====== Input material ======

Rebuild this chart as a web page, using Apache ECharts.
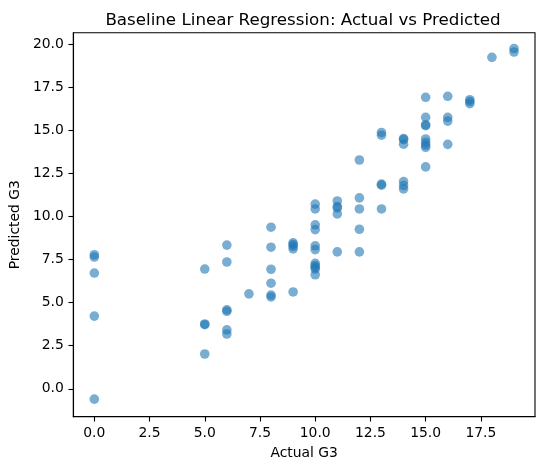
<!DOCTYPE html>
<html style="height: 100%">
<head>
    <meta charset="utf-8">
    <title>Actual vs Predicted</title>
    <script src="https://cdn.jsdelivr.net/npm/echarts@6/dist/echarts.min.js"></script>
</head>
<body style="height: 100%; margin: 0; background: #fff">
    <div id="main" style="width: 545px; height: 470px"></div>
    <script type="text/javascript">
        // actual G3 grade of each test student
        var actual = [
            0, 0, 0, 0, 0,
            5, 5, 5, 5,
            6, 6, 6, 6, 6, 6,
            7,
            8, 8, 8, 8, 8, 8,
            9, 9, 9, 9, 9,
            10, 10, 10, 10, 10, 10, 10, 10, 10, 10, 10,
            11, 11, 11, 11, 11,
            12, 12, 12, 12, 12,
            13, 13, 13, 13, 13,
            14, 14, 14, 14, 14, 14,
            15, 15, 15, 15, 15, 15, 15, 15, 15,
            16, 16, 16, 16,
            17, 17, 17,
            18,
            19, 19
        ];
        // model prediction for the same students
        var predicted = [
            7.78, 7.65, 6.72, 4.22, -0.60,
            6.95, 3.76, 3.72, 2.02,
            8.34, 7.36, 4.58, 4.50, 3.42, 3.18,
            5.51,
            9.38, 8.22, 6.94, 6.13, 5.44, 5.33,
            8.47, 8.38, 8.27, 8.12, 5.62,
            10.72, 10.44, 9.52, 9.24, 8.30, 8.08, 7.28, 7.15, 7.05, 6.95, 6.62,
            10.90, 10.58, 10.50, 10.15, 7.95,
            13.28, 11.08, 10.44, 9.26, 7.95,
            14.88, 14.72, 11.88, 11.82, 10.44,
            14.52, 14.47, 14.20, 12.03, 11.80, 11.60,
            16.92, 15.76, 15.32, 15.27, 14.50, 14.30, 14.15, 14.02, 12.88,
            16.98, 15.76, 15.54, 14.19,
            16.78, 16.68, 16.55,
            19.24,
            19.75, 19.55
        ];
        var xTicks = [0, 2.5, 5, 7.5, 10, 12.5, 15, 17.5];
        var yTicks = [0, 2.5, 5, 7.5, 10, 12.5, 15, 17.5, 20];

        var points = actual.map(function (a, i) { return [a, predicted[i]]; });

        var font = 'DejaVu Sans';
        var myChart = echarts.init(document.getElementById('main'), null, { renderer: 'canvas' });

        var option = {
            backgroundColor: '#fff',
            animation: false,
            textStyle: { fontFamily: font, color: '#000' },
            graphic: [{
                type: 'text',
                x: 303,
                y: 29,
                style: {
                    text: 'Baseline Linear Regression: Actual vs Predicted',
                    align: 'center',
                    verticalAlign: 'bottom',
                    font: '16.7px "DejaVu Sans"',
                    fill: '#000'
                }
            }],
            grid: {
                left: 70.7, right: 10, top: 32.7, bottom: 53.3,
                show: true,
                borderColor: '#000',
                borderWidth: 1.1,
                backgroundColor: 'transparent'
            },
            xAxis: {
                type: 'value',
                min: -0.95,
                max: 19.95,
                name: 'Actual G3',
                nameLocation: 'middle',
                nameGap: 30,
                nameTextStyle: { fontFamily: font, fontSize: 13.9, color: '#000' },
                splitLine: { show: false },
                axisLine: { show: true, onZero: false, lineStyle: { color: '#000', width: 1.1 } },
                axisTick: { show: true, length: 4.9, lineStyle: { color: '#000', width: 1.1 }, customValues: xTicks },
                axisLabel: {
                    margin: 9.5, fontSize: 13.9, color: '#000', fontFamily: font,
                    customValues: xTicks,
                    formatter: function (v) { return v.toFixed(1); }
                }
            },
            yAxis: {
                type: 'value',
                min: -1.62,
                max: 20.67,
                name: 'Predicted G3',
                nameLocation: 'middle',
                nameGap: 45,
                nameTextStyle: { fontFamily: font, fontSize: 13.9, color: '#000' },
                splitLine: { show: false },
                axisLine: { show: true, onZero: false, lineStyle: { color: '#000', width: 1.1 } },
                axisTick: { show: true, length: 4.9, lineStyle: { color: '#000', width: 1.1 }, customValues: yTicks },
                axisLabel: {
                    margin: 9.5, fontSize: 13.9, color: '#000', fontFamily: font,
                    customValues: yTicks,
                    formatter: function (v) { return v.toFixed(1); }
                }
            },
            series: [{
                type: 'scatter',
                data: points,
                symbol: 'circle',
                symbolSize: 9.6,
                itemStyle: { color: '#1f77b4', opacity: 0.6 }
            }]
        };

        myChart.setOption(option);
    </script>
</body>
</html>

======
====== Input material ======

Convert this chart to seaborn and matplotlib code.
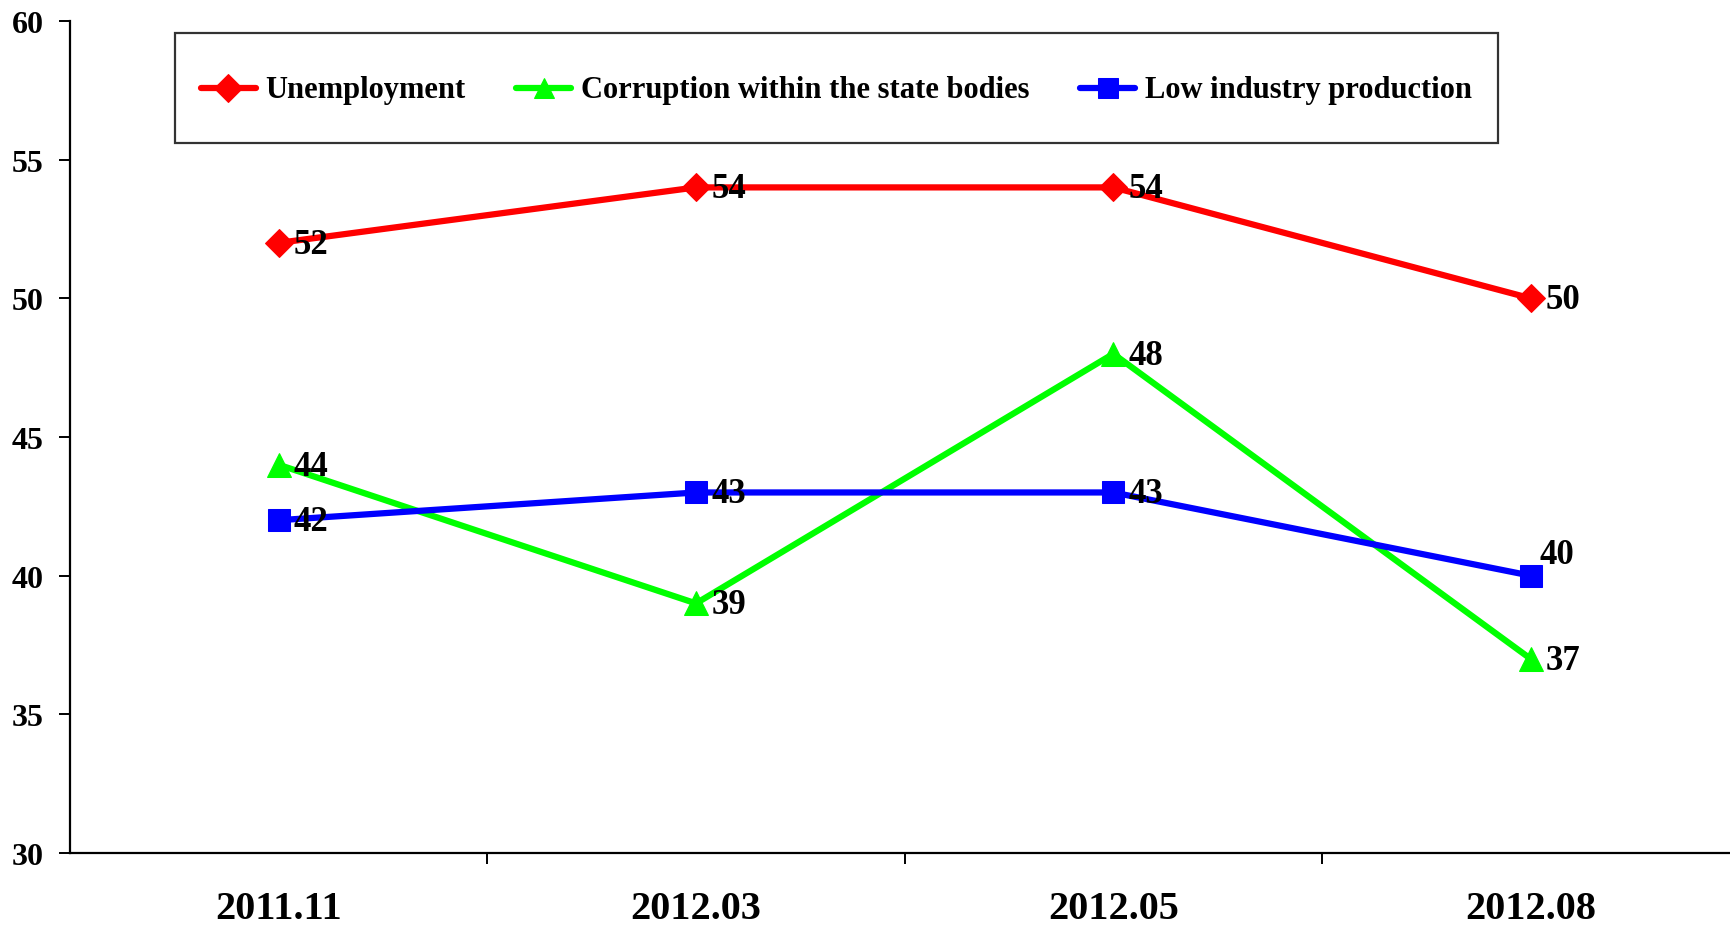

======

◆ **Required work**:
Identify each line in the records above containing the word "this"; copy those lines.

◆ **Answer**:
Rebuild this chart as a web page, using Apache ECharts.
Convert this chart to seaborn and matplotlib code.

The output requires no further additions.